Avec mon plus beau sourire, je me lance – Però, quì, si tratta di un’ casale storico. – Eh mais ici, il s’agit d’un immeuble historique / C’ha girato Scola con la Loren e Mastroianni / Scola y a tourné un film…

Une des deux – Io, c’ero. Vecchie storie. Perchè quì, anche Sordi a girato. Come si chiamava quel’film… (à l’autre) Anna, ti ricordi… quand’abbiamo avuto Sordi… / Moi, j’y étais. Vieilles histoires. Parce qu’ici même Sordi a tourné. Comme c’était déjà ce film… Tu te rappelles… quand on a eu Sordi…

L’autre – Eh, sono anni… I figli di Stefanini si erano gia mangiato tutt’i soldi del padre… / Eh c’est vieux tout ça… Les fils de Stefanini s’étaient déjà mangés tout l’argent du père…

Moi – Qual’è Stefanini ?/ C’est qui Stefanini ?

La première – È quello che c’ha costruito tutto. E non soltanto questo ma in tutta Roma… / C’est celui qui a tout construit. Et pas seulement ici mais dans tout Rome…

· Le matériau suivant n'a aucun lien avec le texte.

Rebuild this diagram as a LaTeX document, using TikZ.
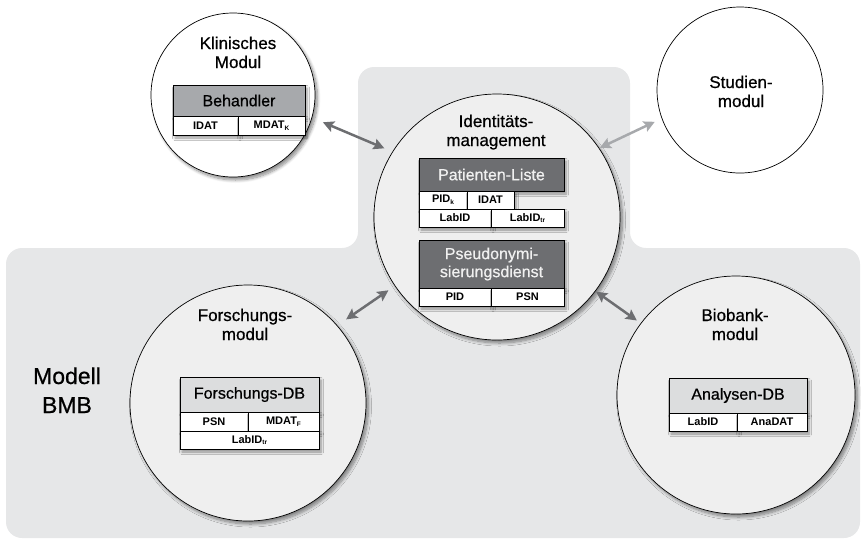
\documentclass[tikz,border=0pt]{standalone}
\usepackage{fontspec}
\setmainfont{Liberation Sans}
\newfontfamily\medfont{Liberation Sans}[FakeBold=0.6]
\usetikzlibrary{arrows.meta,shadows.blur}
\definecolor{bgray}{HTML}{E6E7E8}
\definecolor{cfill}{HTML}{EFEFEF}
\definecolor{darkhdr}{HTML}{6D6E71}
\definecolor{midhdr}{HTML}{A7A9AC}
\definecolor{lighthdr}{HTML}{DCDDDE}
\definecolor{arrdark}{HTML}{6D6E71}
\definecolor{arrlight}{HTML}{A7A9AC}
\newcommand\lowidx[1]{\raisebox{-0.3ex}{\fontsize{6.5}{6.5}\selectfont #1}}
\begin{document}
\begin{tikzpicture}[x=1pt,y=-1pt,
  modul/.style={circle,draw=black,line width=0.7pt,inner sep=0pt,outer sep=0pt},
  shad/.style={blur shadow={shadow xshift=2.5pt,shadow yshift=-3pt,shadow blur radius=3pt,shadow blur steps=8,shadow opacity=45}},
  tshad/.style={blur shadow={shadow xshift=2pt,shadow yshift=-3pt,shadow blur radius=2.5pt,shadow blur steps=6,shadow opacity=40}},
  title/.style={font=\medfont\fontsize{17}{19}\selectfont,align=center,anchor=base,inner sep=0pt},
  hdr/.style={draw=black,line width=0.6pt,inner sep=0pt,outer sep=0pt,font=\medfont\fontsize{16}{18}\selectfont,align=center,tshad},
  cell/.style={draw=black,line width=0.6pt,fill=white,inner sep=0pt,outer sep=0pt,font=\bfseries\fontsize{11}{12}\selectfont,minimum height=18pt,tshad},
  link/.style={line width=2.5pt,{Stealth[length=11pt,width=11pt,inset=2pt]}-{Stealth[length=11pt,width=11pt,inset=2pt]}}
]
\useasboundingbox (0,0) rectangle (866,542);
% background region
\fill[bgray,rounded corners=16pt] (6,248) -- (358,248) -- (358,67) -- (630,67) -- (630,248) -- (860,248) -- (860,538) -- (6,538) -- cycle;

% modules
\node[modul,fill=white,shad,minimum size=164pt] (klin) at (233,95) {};
\node[modul,fill=white,minimum size=166pt] (stud) at (740,90) {};
\node[modul,fill=cfill,shad,minimum size=246pt] (idm) at (497,217) {};
\node[modul,fill=cfill,shad,minimum size=236pt] (forsch) at (248,403) {};
\node[modul,fill=cfill,shad,minimum size=238pt] (bio) at (736,395) {};

% titles (anchor = baseline of last line)
\node[title] (klinT) at (238,68) {Klinisches\\Modul};
\node[title] (studT) at (741,107) {Studien-\\modul};
\node[title] (idmT) at (496,146) {Identitäts-\\management};
\node[title] (forschT) at (245,340) {Forschungs-\\modul};
\node[title] (bioT) at (735,340) {Biobank-\\modul};
\node[font=\medfont\fontsize{23}{29}\selectfont,align=center,anchor=base,inner sep=0pt] (bmb) at (67,413) {Modell\\BMB};

% Behandler
\node[hdr,fill=midhdr,minimum width=132pt,minimum height=31pt] (beh) at (239,100.5) {Behandler};
\node[cell,minimum width=65pt,minimum height=19pt] (behI) at (205.5,125.5) {IDAT};
\node[cell,minimum width=67pt,minimum height=19pt] (behM) at (271.5,125.5) {MDAT\lowidx{K}};

% Patienten-Liste
\node[hdr,fill=darkhdr,text=white!94!black,minimum width=145pt,minimum height=33pt] (pat) at (491.5,174.5) {Patienten-Liste};
\node[cell,minimum width=48pt] (patP) at (443,200) {PID\lowidx{k}};
\node[cell,minimum width=47pt] (patI) at (490.5,200) {IDAT};
\node[cell,minimum width=72pt] (patL) at (455,218) {LabID};
\node[cell,minimum width=73pt] (patT) at (527.5,218) {LabID\lowidx{tr}};

% Pseudonymisierungsdienst
\node[hdr,fill=darkhdr,text=white!94!black,minimum width=145pt,minimum height=48pt] (psd) at (491.5,264) {Pseudonymi-\\sierungsdienst};
\node[cell,minimum width=72pt] (psdP) at (455,297) {PID};
\node[cell,minimum width=73pt] (psdS) at (527.5,297) {PSN};

% Forschungs-DB
\node[hdr,fill=lighthdr,minimum width=139pt,minimum height=35pt] (fdb) at (249.5,394.5) {Forschungs-DB};
\node[cell,minimum width=68pt,minimum height=19pt] (fdbP) at (214,421.5) {PSN};
\node[cell,minimum width=71pt,minimum height=19pt] (fdbM) at (283.5,421.5) {MDAT\lowidx{F}};
\node[cell,minimum width=139pt] (fdbL) at (249.5,440) {LabID\lowidx{tr}};

% Analysen-DB
\node[hdr,fill=lighthdr,minimum width=138pt,minimum height=35pt] (adb) at (738,395.5) {Analysen-DB};
\node[cell,minimum width=68pt] (adbL) at (703,422) {LabID};
\node[cell,minimum width=70pt] (adbA) at (772,422) {AnaDAT};

% connectors
\draw[link,arrdark,shorten <=12pt,shorten >=9pt] (klin.-16) -- (idm.148);
\draw[link,arrlight,shorten <=1pt,shorten >=8pt] (idm.34) -- (stud.-160);
\draw[link,arrdark,shorten <=8pt,shorten >=11pt] (idm.-146) -- (forsch.41);
\draw[link,arrdark,shorten <=1pt,shorten >=5pt] (idm.-37) -- (bio.143);
\end{tikzpicture}
\end{document}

L’autre – E i figli hanno sposato due americane… E sa, come so’ l’americane… Non c’è da chiacchierare… / Et les fils ont épousé deux américaines… Et vous savez comment elles sont les américaines… Il ne s’agit pas de bavarder…

La première – Allora dopo affitavano per il cinema… Non no no… chi tanti film… tre cento quindici mille euros per questo primo piano, sono pazzi / Alors après, ils se sont mis à louer pour le cinéma… Non non non, il n’y a pas de films qui tiennent… 315 000 euros pour ce premier étage, ils sont fous.

À l’intérieur un vieux monsieur aimable et distingué m’indique les fenêtres de l’appartement de Mastroianni et celles de Loren. La concierge m’ouvre les cages d’escaliers. Je les monte et les descends à pied, en ascenseur, en me souvenant des premières scènes du film. Celles où l’on voit, au lever du jour, des milliers d’habitants s’en aller de là pour aller acclamer Hitler et Mussolini, le dimanche 8 mai 1938, laissant derrière eux une épouse fatiguée, un homosexuel traqué et une perruche qui, enfin livrée un instant à elle-même, va voler de l’une vers l’autre et faire de cette journée fasciste vouée à l’amour de la mort, un hymne inoubliable à la vie.